Rule will give all small firms receiving contracts through preference awards 30 days to report any mergers or acquisitions that affect their size.

TYSONS CORNER, Va. -- Government information technology contractors are scrambling to learn more about new re-certification rules set to go in place later this year for small businesses working with the government.

The Information Technology Association of America hosted a breakfast on the topic here Wednesday with attorneys, consultants and a representative from the Small Business Administration, which is imposing the regulation that goes in effect in June.

Under the new rule, all small businesses receiving contracts through preference awards will have 30 days to report any mergers or acquisitions that affect the size of their business. In the fifth year of any long-term contracts with federal agencies, they also will have to report any updates on the size of their business.

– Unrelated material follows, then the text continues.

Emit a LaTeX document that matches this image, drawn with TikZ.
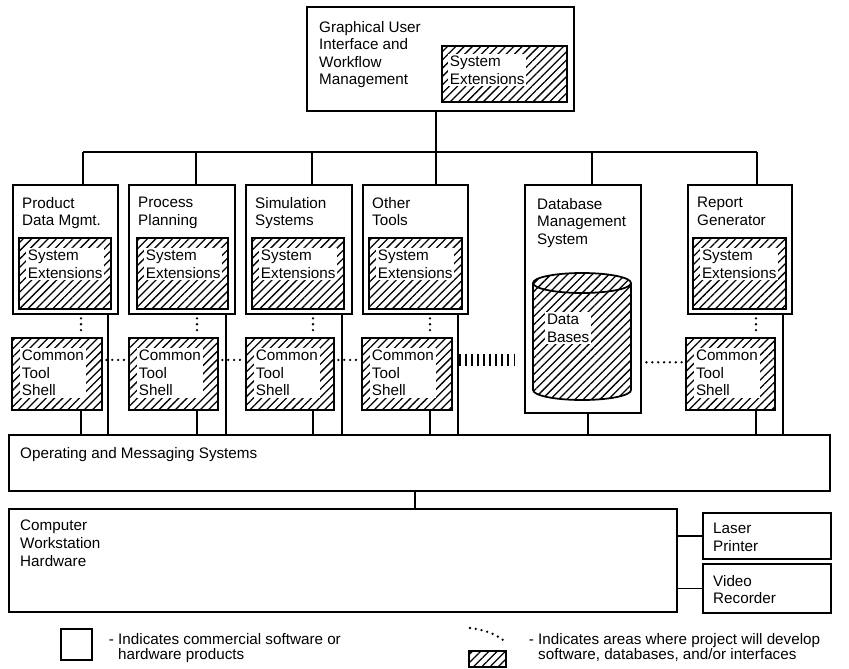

"The agency always had the option to ask you to re-certify. Now it's a much more formal process," said Valerie Perlowitz, president and CEO of Reliable Integration Services, which manages large networks for the Defense Department and other agencies.

The rule proposed in 2003 was designed to fix a perceived loophole. SBA estimates that in its first year, the rule will impact 2,300 small businesses that may no longer be so small.

Dean Koppel, the assistant administrator of SBA's office of research and policy, said agencies do not necessarily have to search for new contractors if companies are found to no longer qualify for special treatment as small businesses, but he said that is likely to happen.

Todd Overman, an attorney at Hogan & Hartson, said the impact likely will be less business "flowing to companies that can't define that they're small and a decrease in the acquisition value of a small business." Overman said an interested buyer of a firm likely will think twice because the future revenue stream of that small company will be more uncertain.

He said the re-certification rule also applies to joint ventures that some small companies have with larger companies, but so far it does not apply to subcontractors.

"It could potentially have an impact on stock valuations," Perlowitz said of the reporting rule.

Dennis Roberts, chairman of The McLean Group, a private investment bank specializing in mergers and acquisitions, added: "It is serious. It is certainly not deadly. It will make merger and acquisition transactions certainly more difficult and done with greater pondering."

Olga Grkavac, who handles small-business issues for ITAA, said part of the reason the rule "was so controversial was because it was a surprise." She told Koppel that ITAA commented on it and asked repeatedly for updates, and then it was suddenly enacted.

"Because of this, businesses that had bought other companies recently realized they overpaid and those small businesses thinking of selling were caught short," Grkavac explained during a question to Koppel.

Koppel said the process took a long time behind the scenes to go through both the White House Office of Management and Budget and comments from other agencies on both the proposed and final rules.

Overman said he hopes Congress does not try to impose an annual review of all small-business contracts because of the reporting burden for both companies and the agencies processing all of the information.